In “Big Pockets with Buttoned Flaps,” a man seeks to exploit a young girl for sex, only to find that she and her friends have set him up to rob him.
In Gray’s terrific story, “No Bluebeard,” a man has worked his way through three wives to avoid sexual loneliness, starts an affair with a frankly crazy young woman with a speech tic, marries her to keep the sex going, only to fall truly in love for the first time when it becomes absolutely clear he will never get what he wants.
“Aiblins” (the title is the name of a character, plus “an old Scots word meaning ‘perhaps’”—or so Gray helpfully informs us in his “End Notes and Critic Fuel”) is a story that reminds me of Melville’s “Bartleby the Scrivener” (the failure to heed the call for charity, the despair unto death—Bartleby is my favorite work of Melville’s; I find the whaling yarn tedious and painful). Gray’s story is about a non-tenured instructor of creative writing at a college that changes its creative writing teacher every two years to avoid paying benefits (teaching students to write being the classic ill-paying, creativity-draining job in which fiction writers these days tend to waste the best years of their lives.)

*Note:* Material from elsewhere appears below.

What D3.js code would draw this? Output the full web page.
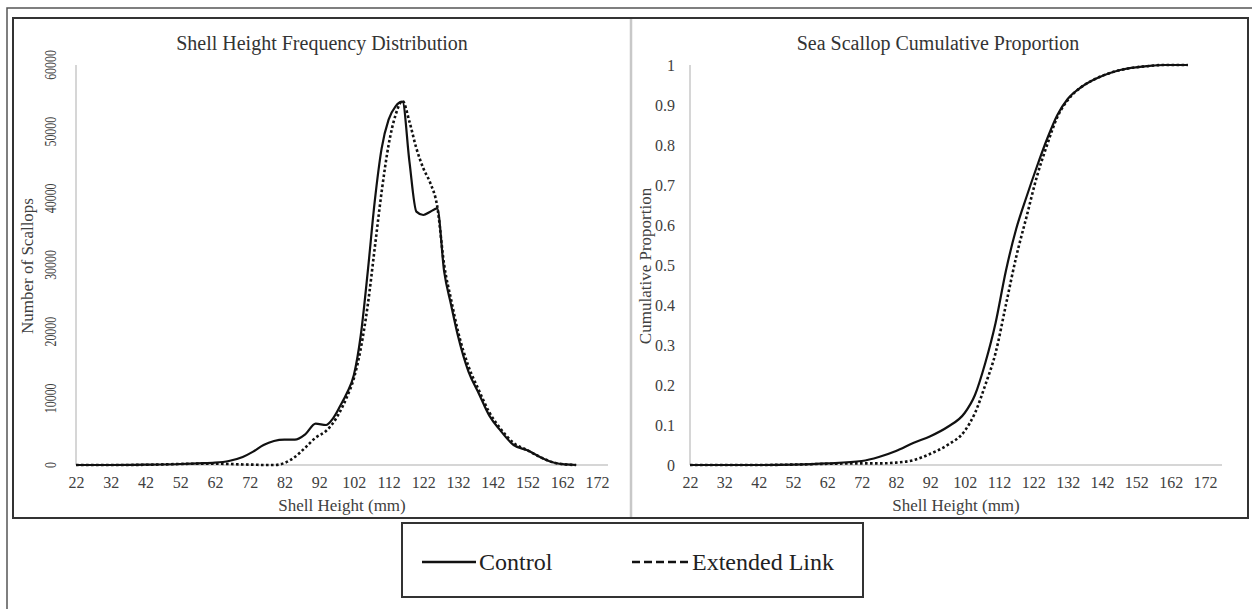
<!DOCTYPE html>
<html>
<head>
<meta charset="utf-8">
<script src="https://cdn.jsdelivr.net/npm/d3@7"></script>
<style>
  body { margin: 0; background: #fff; }
  svg { display: block; }
  svg text { font-family: "Liberation Serif", "Times New Roman", serif; }
</style>
</head>
<body>
<div id="chart"></div>
<script>
'use strict';

let serif = "Liberation Serif, Times New Roman, serif";

// shell height bins (mm) used for the frequency curves
let freqSizes = [22, 32, 42, 52, 57, 62, 66, 70, 73, 76, 79, 82, 85, 88, 91, 94, 96, 98, 100, 102,
    104, 106, 108, 110, 112, 114, 116, 118, 120, 122, 124, 126, 128, 130, 132, 135, 138, 141, 144,
    148, 152, 156, 160, 163, 166];
let freqControl = [0, 0, 50, 150, 250, 350, 600, 1200, 2000, 3000, 3600, 3800, 3800, 4600, 6200, 6000,
    7000, 8800, 10800, 13500, 19500, 29000, 39500, 47500, 51800, 53800, 54500, 45500, 38000, 37500,
    38000, 38500, 29000, 24000, 19300, 14000, 10700, 7400, 5300, 3000, 2200, 1100, 300, 80, 0];
let freqExtended = [0, 0, 30, 150, 200, 200, 150, 80, 50, 0, 0, 300, 1200, 2600, 4100, 5100,
    6300, 8000, 10200, 13000, 17500, 24000, 32500, 41000, 48000, 52500, 54600, 51500, 47500, 44500,
    42300, 38800, 30000, 24800, 20000, 14800, 11200, 7900, 5600, 3300, 2200, 1100, 300, 80, 0];

// cumulative proportion curves
let cumSizes = [22, 32, 42, 52, 62, 72, 77, 82, 87, 92, 97, 102, 105, 108, 111, 114, 117, 120, 123,
    126, 129, 132, 136, 140, 145, 150, 155, 160, 167];
let cumControl = [0, 0, 0, 0.001, 0.004, 0.01, 0.02, 0.035, 0.055, 0.072, 0.095, 0.13, 0.175, 0.255,
    0.355, 0.485, 0.59, 0.67, 0.745, 0.815, 0.875, 0.915, 0.945, 0.965, 0.982, 0.992, 0.997, 1, 1];
let cumExtended = [0, 0, 0, 0.001, 0.003, 0.004, 0.004, 0.006, 0.012, 0.028, 0.05, 0.085, 0.13, 0.2,
    0.28, 0.4, 0.52, 0.62, 0.72, 0.8, 0.87, 0.912, 0.945, 0.965, 0.982, 0.992, 0.997, 1, 1];

let xTicks = d3.range(22, 173, 10);
let freqTicks = d3.range(0, 60001, 10000);
let cumTicks = d3.range(0, 11).map(i => i / 10);

let width = 1252, height = 609;

let svg = d3.select("#chart").append("svg")
    .attr("width", width)
    .attr("height", height);

// frames
svg.append("rect").attr("x", 7).attr("y", 8).attr("width", 1260).attr("height", 620)
    .attr("fill", "none").attr("stroke", "#555").attr("stroke-width", 1.5);
svg.append("rect").attr("x", 13).attr("y", 18).attr("width", 1235).attr("height", 500)
    .attr("fill", "none").attr("stroke", "#333").attr("stroke-width", 2);
svg.append("line").attr("x1", 631).attr("x2", 631).attr("y1", 19).attr("y2", 517)
    .attr("stroke", "#c8c8c8").attr("stroke-width", 2.5);

let drawPanel = function(cfg) {
    let x = d3.scaleLinear().domain([22, 172]).range([cfg.left, cfg.x172]);
    let y = d3.scaleLinear().domain(cfg.yDomain).range([465, 65]);
    let g = svg.append("g");

    // axis lines
    g.append("line").attr("x1", cfg.left).attr("x2", cfg.left).attr("y1", 65).attr("y2", 465)
        .attr("stroke", "#c8c8c8").attr("stroke-width", 1.5);
    g.append("line").attr("x1", cfg.left).attr("x2", cfg.axisEnd).attr("y1", 465).attr("y2", 465)
        .attr("stroke", "#c8c8c8").attr("stroke-width", 1.5);

    let xAxis = d3.axisBottom(x).tickValues(xTicks).tickSize(0).tickPadding(0);
    let xg = g.append("g").attr("transform", "translate(0,477)").call(xAxis);
    xg.select(".domain").remove();
    xg.selectAll("text").attr("font-size", 16).attr("fill", "#404040")
        .attr("font-family", serif).attr("dy", "0.71em");

    if (cfg.rotatedY) {
        g.selectAll("text.ylab").data(cfg.yTicks).enter().append("text")
            .attr("class", "ylab")
            .attr("transform", d => "translate(56," + y(d) + ") rotate(-90) scale(0.95,1.3)")
            .attr("text-anchor", "middle")
            .attr("font-family", serif)
            .attr("font-size", 12.5).attr("fill", "#404040")
            .text(d => d);
    } else {
        g.selectAll("text.ylab").data(cfg.yTicks).enter().append("text")
            .attr("class", "ylab")
            .attr("x", cfg.left - 15).attr("y", d => y(d)).attr("dy", "0.35em")
            .attr("text-anchor", "end")
            .attr("font-family", serif)
            .attr("font-size", 16).attr("fill", "#404040")
            .text(d => d);
    }

    g.append("text").attr("x", cfg.titleX).attr("y", 50).attr("text-anchor", "middle")
        .attr("font-family", serif)
        .attr("font-size", 20).attr("fill", "#333").text(cfg.title);
    g.append("text").attr("x", (cfg.left + cfg.axisEnd) / 2).attr("y", 511).attr("text-anchor", "middle")
        .attr("font-family", serif)
        .attr("font-size", 17).attr("fill", "#404040").text("Shell Height (mm)");
    g.append("text").attr("transform", "translate(" + cfg.yTitleX + ",266) rotate(-90)")
        .attr("text-anchor", "middle")
        .attr("font-family", serif)
        .attr("font-size", 17).attr("fill", "#404040").text(cfg.yTitle);

    let line = d3.line()
        .x(d => x(d[0]))
        .y(d => y(d[1]))
        .curve(d3.curveMonotoneX);

    g.append("path").datum(d3.zip(cfg.sizes, cfg.extended))
        .attr("d", line).attr("fill", "none").attr("stroke", "#111")
        .attr("stroke-width", 2.6).attr("stroke-dasharray", "2.6,2.4");
    g.append("path").datum(d3.zip(cfg.sizes, cfg.control))
        .attr("d", line).attr("fill", "none").attr("stroke", "#111")
        .attr("stroke-width", 2.2);
}

drawPanel({
    left: 76, x172: 597, axisEnd: 608,
    yDomain: [0, 60000], yTicks: freqTicks, rotatedY: true,
    title: "Shell Height Frequency Distribution", titleX: 322,
    yTitle: "Number of Scallops", yTitleX: 33,
    sizes: freqSizes, control: freqControl, extended: freqExtended
});

drawPanel({
    left: 690, x172: 1205, axisEnd: 1222,
    yDomain: [0, 1], yTicks: cumTicks, rotatedY: false,
    title: "Sea Scallop Cumulative Proportion", titleX: 938,
    yTitle: "Cumulative Proportion", yTitleX: 651,
    sizes: cumSizes, control: cumControl, extended: cumExtended
});

// legend
let legend = svg.append("g");
legend.append("rect").attr("x", 402).attr("y", 523).attr("width", 461).attr("height", 74)
    .attr("fill", "#fff").attr("stroke", "#333").attr("stroke-width", 2);
legend.append("line").attr("x1", 422).attr("x2", 476).attr("y1", 562).attr("y2", 562)
    .attr("stroke", "#111").attr("stroke-width", 2.4);
legend.append("text").attr("x", 479).attr("y", 570).attr("font-family", serif)
    .attr("font-size", 24).attr("fill", "#222").text("Control");
legend.append("line").attr("x1", 632).attr("x2", 690).attr("y1", 562).attr("y2", 562)
    .attr("stroke", "#111").attr("stroke-width", 2.4).attr("stroke-dasharray", "8,4");
legend.append("text").attr("x", 692).attr("y", 570).attr("font-family", serif)
    .attr("font-size", 24).attr("fill", "#222").text("Extended Link");
</script>
</body>
</html>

Among the shy housewives “writing a novel about being the mistress of a South American dictator” and teenage girls writing “passionate verses against the evils of abortion” that he encounters while exploiting these students to keep himself afloat, the teacher runs into a student (the Aiblins of the title) who may be a literary genius. The student seeks to exploit the teacher’s connections to publish his poems. But instead of helping Aiblins, the teacher proceeds to give the kid the most pedantic, self-stroking creative writing advice ever to see print, and Aiblins, leaving, tells the teacher not to blame himself too much for the things he just said.
The teacher can’t forget Aiblins’ work, but Aiblins has left the school. The teacher goes on to other teaching jobs, publishes a book of poems, wins some awards. Then Aiblins turns up again, looking like life has been very hard for him in the interim. After cackling with glee over the teacher’s “achievements,” and pronouncing the teacher’s published work “crap, rubbish, pretentious drivel, an astonishing victory of sound over sense,” Aiblins hauls out the sheaf of poems he asked the teacher to look at twelve years earlier, and asks him to “get one of your posh London publisher pals to print them.”
In fact, Aiblins is so desperate to get his poems into print that he is willing to allow the teacher himself to take credit for them. The teacher again refuses to help, and instead serves up some more trite and useless advice. But he saves the poems in his files.
Aiblins turns up once more, many years later, now “bald with many bruises on his head and face and many unhealed cuts between them.” They have enough of a conversation to make it clear that Aiblins still has the old spirit, though he is now suffering from incapacitating delusions and hallucinations. The teacher gives Aiblins some money and leaves in a near panic. He is afraid to look at the poems Aiblins gave him so long ago, and also afraid to show them to anyone else, because he’s afraid they really are brilliant.
There are ten other stories in Gray’s book—a brother and sister dealing with an exploitative father, a landowner who harasses workers who have camped on his property—all of the stories so good I have to hold myself back from writing every detail about them. The Ends of Our Tethers, like many of the shorter, simpler works put out by great writers after they’ve gotten The Big One out of their systems, is funny, profoundly moving, and a rewarding read.
Gray is also an acclaimed painter. The artwork that decorates the top of this page is part of Gray’s mural at the Oran Mor, a Glasgow pub, restaurant and music venue housed in a converted church.